### Work to do
Retype, word for word, the lines between the ones holding "Output the Python" and "from matplotlib.patches import", inclusive; pictures stay out of the copy.

### Dataset
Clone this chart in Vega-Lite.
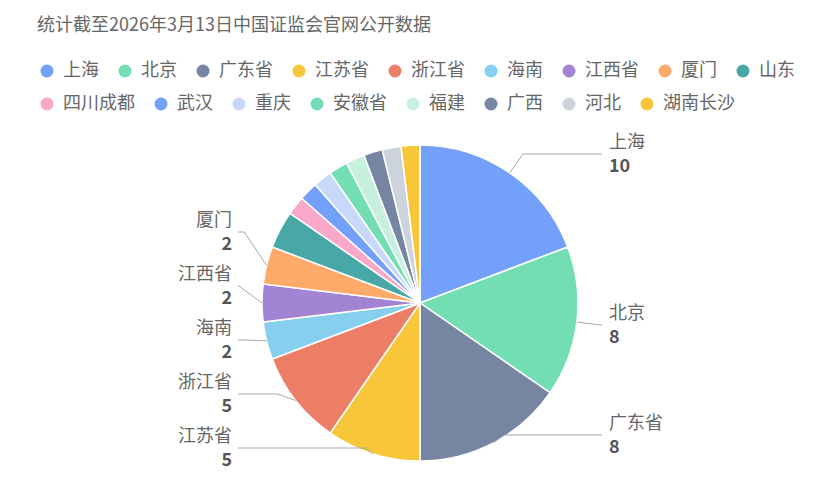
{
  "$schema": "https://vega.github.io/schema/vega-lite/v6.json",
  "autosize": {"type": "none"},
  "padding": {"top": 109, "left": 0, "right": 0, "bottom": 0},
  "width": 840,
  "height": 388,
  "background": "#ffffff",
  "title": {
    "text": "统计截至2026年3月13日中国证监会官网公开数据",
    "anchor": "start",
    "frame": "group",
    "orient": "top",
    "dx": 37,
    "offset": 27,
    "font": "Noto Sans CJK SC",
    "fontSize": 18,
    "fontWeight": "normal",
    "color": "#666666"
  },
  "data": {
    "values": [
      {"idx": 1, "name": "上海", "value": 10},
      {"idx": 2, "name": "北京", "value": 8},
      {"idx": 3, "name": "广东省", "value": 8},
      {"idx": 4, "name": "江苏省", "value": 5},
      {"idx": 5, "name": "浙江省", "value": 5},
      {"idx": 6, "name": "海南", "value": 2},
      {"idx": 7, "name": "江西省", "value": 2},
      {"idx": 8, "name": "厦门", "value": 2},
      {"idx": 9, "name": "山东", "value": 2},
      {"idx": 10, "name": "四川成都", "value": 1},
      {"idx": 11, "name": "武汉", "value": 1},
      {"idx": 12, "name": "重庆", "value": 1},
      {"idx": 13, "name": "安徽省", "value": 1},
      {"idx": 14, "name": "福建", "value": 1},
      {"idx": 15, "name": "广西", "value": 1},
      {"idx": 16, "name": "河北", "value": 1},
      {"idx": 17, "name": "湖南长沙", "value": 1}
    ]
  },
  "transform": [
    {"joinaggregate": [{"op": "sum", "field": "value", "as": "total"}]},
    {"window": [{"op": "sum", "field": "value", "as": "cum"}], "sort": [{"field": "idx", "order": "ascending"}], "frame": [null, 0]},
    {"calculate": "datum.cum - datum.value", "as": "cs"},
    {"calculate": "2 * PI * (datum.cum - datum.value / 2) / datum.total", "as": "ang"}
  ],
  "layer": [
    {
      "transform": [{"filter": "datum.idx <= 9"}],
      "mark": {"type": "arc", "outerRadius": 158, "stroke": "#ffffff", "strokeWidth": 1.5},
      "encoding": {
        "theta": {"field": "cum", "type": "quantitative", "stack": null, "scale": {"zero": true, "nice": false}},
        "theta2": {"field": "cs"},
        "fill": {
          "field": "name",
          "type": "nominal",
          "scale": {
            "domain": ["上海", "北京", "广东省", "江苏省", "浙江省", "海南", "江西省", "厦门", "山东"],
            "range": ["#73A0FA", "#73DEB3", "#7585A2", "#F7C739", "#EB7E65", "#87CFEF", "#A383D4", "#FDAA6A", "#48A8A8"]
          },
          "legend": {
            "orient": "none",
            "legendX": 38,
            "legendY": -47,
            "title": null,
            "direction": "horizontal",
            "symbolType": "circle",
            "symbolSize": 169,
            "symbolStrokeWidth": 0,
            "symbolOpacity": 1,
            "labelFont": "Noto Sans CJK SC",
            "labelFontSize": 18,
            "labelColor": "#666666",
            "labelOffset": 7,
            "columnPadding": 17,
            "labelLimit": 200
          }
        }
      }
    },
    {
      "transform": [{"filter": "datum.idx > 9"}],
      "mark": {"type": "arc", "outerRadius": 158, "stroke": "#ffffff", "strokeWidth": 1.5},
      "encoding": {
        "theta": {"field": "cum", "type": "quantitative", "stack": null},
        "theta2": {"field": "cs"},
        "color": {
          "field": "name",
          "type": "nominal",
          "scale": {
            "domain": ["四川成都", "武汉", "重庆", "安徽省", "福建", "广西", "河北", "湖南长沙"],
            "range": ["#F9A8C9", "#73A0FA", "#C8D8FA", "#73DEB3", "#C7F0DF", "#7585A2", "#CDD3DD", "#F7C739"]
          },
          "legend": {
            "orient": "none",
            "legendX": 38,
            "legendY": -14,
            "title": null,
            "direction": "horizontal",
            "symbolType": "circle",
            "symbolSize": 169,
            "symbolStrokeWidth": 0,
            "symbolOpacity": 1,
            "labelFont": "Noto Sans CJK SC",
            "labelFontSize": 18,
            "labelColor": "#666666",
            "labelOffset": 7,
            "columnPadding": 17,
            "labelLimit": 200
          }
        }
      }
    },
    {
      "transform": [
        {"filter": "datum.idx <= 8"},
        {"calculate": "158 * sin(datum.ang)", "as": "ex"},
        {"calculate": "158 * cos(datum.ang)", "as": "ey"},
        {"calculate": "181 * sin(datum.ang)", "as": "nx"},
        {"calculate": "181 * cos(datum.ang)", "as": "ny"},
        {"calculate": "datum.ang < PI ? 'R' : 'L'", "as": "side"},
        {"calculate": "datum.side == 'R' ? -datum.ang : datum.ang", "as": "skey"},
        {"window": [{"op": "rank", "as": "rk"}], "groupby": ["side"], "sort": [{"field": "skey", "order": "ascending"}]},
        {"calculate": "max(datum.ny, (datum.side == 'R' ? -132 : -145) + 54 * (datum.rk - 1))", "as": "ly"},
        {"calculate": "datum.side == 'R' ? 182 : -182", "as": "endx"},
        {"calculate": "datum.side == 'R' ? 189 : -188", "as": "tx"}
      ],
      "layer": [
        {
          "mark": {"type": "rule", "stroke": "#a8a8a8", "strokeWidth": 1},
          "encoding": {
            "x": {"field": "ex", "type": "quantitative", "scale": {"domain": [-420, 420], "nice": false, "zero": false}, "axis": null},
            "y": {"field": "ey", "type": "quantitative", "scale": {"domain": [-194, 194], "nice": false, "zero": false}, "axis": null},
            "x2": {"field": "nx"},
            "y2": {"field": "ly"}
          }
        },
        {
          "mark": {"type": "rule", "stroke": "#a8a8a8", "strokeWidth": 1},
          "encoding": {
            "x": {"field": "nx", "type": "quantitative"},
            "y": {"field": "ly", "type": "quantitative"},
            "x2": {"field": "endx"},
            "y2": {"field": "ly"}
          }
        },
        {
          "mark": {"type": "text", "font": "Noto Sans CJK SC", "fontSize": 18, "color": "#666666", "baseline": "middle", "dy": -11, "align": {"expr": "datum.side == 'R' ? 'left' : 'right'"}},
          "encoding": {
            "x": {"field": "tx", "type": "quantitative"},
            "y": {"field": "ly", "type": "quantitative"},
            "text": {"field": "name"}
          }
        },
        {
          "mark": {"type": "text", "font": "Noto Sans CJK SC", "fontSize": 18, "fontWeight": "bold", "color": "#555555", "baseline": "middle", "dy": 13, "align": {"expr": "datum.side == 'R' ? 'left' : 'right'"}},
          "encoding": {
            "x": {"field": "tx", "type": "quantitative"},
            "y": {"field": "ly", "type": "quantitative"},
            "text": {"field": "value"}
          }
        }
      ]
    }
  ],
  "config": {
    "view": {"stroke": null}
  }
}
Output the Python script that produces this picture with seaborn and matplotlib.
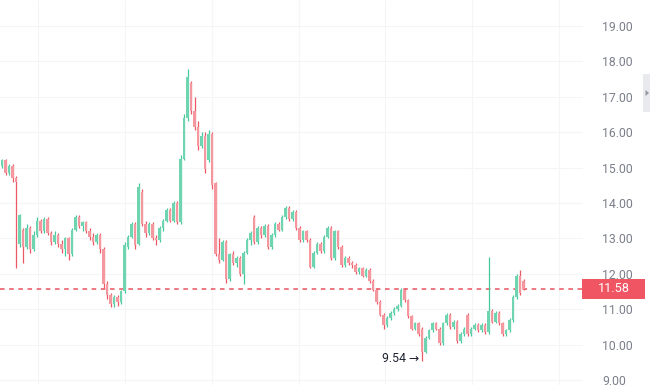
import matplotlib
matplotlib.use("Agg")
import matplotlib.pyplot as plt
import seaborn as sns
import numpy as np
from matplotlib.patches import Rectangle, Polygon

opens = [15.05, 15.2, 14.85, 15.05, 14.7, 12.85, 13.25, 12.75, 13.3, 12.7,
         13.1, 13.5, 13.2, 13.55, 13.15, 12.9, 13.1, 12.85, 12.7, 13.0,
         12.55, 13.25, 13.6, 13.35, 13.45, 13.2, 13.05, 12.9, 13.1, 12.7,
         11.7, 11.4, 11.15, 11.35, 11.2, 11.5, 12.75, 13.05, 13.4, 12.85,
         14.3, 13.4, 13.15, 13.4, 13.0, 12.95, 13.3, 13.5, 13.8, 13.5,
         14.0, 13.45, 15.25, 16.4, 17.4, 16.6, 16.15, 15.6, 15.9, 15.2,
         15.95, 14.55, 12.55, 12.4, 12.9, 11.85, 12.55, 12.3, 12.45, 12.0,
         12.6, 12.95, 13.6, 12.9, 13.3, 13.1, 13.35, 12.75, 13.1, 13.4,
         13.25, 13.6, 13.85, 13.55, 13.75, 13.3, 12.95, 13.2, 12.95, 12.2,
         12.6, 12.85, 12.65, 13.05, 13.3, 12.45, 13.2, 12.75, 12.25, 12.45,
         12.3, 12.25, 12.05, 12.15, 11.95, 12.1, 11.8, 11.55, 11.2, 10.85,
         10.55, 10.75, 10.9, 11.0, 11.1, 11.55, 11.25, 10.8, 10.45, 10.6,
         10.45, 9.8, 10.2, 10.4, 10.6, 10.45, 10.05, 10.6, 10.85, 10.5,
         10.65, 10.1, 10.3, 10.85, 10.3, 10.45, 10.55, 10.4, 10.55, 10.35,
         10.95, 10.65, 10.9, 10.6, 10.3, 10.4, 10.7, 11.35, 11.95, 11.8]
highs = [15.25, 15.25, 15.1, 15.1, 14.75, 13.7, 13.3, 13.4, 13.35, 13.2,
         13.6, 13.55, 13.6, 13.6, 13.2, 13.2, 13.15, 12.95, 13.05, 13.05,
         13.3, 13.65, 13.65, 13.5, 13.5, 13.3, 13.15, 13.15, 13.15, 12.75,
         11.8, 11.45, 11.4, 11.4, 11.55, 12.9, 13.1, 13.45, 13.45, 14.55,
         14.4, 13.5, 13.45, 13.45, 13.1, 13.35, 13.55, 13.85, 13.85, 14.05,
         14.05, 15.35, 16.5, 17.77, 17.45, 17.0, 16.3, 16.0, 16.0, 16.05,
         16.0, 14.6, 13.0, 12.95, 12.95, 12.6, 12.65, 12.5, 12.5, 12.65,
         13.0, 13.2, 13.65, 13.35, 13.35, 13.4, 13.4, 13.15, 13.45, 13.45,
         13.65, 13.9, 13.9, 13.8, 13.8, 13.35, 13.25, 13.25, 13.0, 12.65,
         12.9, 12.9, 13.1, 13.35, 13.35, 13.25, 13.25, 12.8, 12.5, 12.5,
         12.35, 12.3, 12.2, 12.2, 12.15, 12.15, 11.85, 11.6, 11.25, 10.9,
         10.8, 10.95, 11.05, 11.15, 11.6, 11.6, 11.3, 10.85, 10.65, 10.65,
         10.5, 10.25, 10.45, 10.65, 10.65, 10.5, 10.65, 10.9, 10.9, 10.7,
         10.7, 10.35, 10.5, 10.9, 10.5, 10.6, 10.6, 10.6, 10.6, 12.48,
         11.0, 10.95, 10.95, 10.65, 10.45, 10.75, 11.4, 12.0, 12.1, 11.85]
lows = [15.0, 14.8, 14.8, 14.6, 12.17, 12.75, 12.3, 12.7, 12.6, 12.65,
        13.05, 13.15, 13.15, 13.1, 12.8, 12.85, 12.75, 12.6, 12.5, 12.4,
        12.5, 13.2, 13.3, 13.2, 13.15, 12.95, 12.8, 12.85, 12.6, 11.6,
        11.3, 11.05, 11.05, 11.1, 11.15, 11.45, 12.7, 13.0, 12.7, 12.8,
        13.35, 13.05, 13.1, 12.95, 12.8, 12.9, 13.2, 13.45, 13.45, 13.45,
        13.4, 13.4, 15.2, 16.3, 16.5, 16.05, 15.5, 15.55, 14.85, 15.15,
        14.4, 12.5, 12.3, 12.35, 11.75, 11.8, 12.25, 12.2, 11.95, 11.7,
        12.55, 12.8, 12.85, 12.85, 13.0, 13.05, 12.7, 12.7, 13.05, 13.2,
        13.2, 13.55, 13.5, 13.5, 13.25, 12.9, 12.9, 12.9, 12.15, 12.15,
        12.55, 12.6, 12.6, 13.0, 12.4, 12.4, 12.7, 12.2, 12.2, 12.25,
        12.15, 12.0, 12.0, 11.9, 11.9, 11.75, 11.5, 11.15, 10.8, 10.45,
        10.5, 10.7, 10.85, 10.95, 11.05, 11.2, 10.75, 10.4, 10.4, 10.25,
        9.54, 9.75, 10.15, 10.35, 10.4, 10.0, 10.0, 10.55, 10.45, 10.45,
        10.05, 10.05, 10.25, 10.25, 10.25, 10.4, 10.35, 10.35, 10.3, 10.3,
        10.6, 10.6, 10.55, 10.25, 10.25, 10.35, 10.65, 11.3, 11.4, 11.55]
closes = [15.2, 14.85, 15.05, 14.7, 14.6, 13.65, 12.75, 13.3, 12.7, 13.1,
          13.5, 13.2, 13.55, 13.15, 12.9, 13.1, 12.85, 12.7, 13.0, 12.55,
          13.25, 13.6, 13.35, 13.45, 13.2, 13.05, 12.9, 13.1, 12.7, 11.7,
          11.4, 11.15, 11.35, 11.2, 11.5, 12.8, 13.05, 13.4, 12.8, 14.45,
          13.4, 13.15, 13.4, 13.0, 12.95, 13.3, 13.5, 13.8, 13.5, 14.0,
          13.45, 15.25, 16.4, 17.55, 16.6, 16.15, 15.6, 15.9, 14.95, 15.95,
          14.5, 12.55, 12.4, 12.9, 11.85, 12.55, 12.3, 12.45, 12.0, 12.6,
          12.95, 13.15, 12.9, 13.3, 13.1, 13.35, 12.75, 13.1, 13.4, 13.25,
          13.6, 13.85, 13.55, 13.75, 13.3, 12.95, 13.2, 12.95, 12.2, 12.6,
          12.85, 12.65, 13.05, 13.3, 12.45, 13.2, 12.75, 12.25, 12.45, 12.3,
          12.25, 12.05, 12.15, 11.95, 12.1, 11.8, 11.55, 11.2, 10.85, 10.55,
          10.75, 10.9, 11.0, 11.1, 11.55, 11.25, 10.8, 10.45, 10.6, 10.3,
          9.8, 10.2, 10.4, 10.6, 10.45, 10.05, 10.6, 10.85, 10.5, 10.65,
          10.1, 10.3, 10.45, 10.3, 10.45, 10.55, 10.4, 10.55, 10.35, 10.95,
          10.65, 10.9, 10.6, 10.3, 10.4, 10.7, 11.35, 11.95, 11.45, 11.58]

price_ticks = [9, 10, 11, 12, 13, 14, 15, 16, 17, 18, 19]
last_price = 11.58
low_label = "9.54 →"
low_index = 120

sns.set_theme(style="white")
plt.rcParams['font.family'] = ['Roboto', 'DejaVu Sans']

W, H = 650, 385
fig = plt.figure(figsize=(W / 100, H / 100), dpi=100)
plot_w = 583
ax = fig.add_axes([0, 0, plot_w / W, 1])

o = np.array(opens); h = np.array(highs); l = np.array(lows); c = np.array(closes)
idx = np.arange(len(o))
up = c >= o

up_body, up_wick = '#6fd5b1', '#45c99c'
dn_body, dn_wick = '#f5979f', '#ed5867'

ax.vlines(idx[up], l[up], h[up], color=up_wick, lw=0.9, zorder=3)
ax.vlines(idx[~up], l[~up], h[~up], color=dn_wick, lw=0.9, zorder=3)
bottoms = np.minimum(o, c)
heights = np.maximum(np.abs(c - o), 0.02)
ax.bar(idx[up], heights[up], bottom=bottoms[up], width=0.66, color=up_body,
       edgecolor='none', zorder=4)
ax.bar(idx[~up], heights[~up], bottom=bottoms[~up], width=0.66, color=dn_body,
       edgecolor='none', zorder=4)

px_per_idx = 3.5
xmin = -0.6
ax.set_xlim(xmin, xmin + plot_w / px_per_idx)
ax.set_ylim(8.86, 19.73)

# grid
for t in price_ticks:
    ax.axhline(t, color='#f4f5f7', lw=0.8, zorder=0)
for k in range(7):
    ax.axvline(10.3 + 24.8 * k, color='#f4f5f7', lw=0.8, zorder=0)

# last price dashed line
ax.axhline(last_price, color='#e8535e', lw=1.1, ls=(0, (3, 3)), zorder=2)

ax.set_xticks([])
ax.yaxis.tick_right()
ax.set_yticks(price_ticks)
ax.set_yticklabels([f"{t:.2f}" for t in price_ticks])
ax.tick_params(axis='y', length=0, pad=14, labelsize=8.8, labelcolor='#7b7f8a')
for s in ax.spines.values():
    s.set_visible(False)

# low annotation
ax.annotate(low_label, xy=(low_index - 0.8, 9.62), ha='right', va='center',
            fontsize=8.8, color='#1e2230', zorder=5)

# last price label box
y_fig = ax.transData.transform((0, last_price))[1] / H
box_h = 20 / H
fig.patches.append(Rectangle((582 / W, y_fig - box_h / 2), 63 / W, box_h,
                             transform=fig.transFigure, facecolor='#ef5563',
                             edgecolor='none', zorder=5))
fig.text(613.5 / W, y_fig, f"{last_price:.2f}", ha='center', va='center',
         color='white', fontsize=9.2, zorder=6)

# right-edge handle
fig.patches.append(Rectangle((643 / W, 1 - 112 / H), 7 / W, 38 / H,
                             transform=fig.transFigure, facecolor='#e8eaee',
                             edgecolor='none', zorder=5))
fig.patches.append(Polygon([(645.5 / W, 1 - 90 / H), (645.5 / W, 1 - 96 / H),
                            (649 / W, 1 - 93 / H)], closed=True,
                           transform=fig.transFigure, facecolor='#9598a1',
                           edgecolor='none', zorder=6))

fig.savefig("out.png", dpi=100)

### Answer to the task
Output the Python script that produces this picture with seaborn and matplotlib.
import matplotlib
matplotlib.use("Agg")
import matplotlib.pyplot as plt
import seaborn as sns
import numpy as np
from matplotlib.patches import Rectangle, Polygon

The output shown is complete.